Stated problem →
Find the lines holding the string "this" in the data, then copy all of them.

Data excerpt →
--- Begin ---
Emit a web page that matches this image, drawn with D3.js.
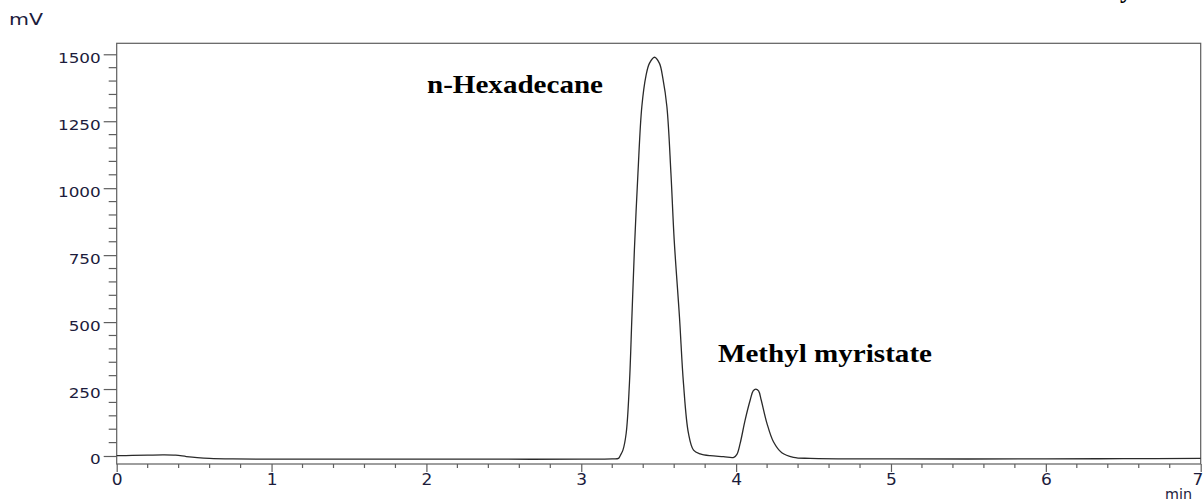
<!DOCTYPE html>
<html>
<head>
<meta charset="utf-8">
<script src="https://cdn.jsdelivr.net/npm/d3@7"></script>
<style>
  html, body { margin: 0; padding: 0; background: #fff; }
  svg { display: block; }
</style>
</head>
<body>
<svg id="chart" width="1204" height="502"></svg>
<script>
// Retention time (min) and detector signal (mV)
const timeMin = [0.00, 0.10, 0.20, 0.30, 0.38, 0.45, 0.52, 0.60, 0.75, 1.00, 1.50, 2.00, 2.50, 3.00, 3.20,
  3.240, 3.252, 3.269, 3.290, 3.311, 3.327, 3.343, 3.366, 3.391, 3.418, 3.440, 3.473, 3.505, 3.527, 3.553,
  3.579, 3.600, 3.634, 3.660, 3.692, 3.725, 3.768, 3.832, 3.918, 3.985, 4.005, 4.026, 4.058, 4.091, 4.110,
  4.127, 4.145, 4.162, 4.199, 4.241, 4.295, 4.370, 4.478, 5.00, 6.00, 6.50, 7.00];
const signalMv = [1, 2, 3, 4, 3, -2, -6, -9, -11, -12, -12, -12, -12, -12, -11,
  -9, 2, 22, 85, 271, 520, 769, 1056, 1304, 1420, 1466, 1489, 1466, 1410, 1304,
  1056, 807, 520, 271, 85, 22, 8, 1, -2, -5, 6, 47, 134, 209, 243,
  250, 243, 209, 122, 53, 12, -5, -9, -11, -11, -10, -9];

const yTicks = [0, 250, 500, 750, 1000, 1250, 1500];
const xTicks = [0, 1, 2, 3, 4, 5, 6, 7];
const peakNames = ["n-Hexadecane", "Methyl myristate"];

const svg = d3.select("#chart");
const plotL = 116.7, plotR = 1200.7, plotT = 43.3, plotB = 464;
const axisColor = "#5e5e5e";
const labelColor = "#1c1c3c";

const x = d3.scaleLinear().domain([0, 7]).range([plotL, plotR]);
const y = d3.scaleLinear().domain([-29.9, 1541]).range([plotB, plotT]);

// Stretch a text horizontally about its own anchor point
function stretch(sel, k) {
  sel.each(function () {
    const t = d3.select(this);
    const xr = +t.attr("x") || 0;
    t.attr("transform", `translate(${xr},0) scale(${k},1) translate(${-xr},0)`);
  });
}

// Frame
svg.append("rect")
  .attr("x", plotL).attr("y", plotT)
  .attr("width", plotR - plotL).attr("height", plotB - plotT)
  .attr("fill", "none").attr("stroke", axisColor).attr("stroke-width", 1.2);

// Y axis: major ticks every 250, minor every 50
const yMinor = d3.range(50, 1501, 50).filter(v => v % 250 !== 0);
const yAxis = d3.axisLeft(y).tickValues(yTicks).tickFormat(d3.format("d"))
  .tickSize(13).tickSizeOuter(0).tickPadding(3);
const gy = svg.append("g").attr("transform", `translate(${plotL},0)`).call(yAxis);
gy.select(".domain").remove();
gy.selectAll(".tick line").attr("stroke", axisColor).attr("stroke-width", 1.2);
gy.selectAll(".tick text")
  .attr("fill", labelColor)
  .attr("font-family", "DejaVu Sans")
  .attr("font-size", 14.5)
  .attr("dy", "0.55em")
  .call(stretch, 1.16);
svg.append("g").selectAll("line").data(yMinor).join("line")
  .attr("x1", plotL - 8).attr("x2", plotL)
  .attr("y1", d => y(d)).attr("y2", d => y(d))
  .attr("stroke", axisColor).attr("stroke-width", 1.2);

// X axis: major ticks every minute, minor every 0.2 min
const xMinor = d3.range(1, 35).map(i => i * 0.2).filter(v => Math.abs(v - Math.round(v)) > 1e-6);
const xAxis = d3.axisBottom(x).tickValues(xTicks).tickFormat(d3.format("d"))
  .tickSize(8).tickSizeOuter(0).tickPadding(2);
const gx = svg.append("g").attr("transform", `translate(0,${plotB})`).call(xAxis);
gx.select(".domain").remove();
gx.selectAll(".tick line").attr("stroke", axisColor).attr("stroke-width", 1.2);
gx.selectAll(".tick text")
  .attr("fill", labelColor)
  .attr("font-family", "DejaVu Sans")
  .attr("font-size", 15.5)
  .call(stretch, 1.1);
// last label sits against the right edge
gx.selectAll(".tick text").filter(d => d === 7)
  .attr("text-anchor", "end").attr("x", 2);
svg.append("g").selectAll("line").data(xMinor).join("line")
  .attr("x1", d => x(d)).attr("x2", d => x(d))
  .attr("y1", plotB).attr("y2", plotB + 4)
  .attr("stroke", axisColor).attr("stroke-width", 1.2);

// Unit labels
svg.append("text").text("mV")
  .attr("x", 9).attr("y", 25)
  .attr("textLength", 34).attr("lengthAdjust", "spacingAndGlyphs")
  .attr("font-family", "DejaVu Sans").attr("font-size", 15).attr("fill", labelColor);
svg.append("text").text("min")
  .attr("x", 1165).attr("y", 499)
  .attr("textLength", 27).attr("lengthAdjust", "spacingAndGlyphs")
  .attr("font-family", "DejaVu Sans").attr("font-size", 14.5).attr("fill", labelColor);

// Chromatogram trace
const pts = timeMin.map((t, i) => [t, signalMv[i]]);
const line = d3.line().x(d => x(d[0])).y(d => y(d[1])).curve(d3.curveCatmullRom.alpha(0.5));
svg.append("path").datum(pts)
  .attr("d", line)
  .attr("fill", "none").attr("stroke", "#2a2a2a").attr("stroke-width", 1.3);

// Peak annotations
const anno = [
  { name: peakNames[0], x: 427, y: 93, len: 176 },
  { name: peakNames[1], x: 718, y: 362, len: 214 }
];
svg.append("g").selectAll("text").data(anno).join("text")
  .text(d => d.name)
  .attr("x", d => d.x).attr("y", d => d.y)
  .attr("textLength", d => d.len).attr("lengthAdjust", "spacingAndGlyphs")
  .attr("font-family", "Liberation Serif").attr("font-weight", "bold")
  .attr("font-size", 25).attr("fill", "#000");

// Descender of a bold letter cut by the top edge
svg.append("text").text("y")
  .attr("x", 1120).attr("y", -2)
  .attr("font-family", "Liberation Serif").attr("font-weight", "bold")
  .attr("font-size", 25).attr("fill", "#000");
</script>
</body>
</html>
--- End ---
Reply →
Emit a web page that matches this image, drawn with D3.js.
    const t = d3.select(this);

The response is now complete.